Rattle and Snap on a hilltop 7 miles west of Columbia, Tennessee on State Hwy. 243 in Maury County, is a fine example of the lavish scale on which many Southern homes were built between 1845-1860.
It has been referred to as "magnificent," the "most monumental house in Tennessee" and as "one of the best examples of Greek Revival residential architecture in the country." Rattle and Snap was built for George Polk, a son of William Polk, a North Carolinian who was appointed surveyor-general of the Middle District of Tennessee in 1784. Through land speculation, William became one of the largest landholders in Tennessee.
The tract on which the house stands amounted originally to 5648 acres. William named the property "Rattle and Snap" after having won the land from the governor of North Carolina in a game of "rattle and snap." This game of chance is said to have been played with beans. Four of Polk's sons built substantial homes on the original tract. George kept the original name for his portion of the land. Where the 4 Polk son's properties joined, the brothers built St. John's Episcopal Church.
The architect for Rattle and Snap is not known however, it is generally attributed to the noted German-American architect Adolphus Heiman. The fine craftsmanship found throughout the house was the work of talented slave artisans."

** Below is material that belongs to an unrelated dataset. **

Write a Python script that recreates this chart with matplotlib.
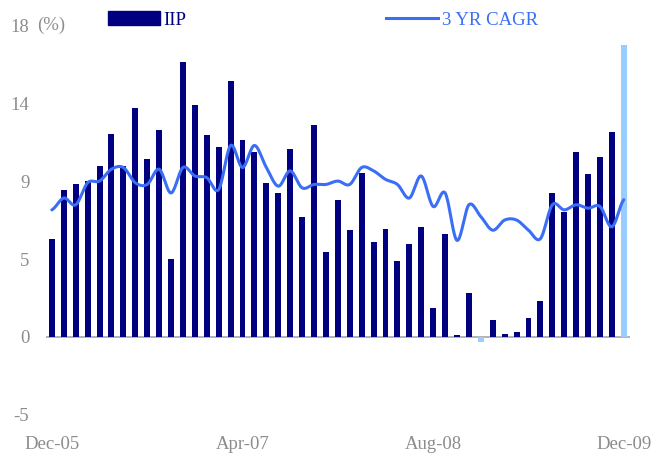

The thousands of bricks used in its construction were made on the site and its foundations were hewn from native limestone. The ten portico columns were shipped from Cincinnati by boat to Nashville and then by oxen drawn wagons to the building site. The house is ell-shaped and two and half stories tall. Four porches grace Rattle and Snap. On the north veranda are the 10 twenty six foot tall Corinthian columns, on the east is an intricate iron portico, on the west, an entry with 4 "Temple of the Winds" columns, on the south is a decorative frame 2-story gallery. Inside the house are sophisticated cornices, ceiling medallions and Corinthian columns.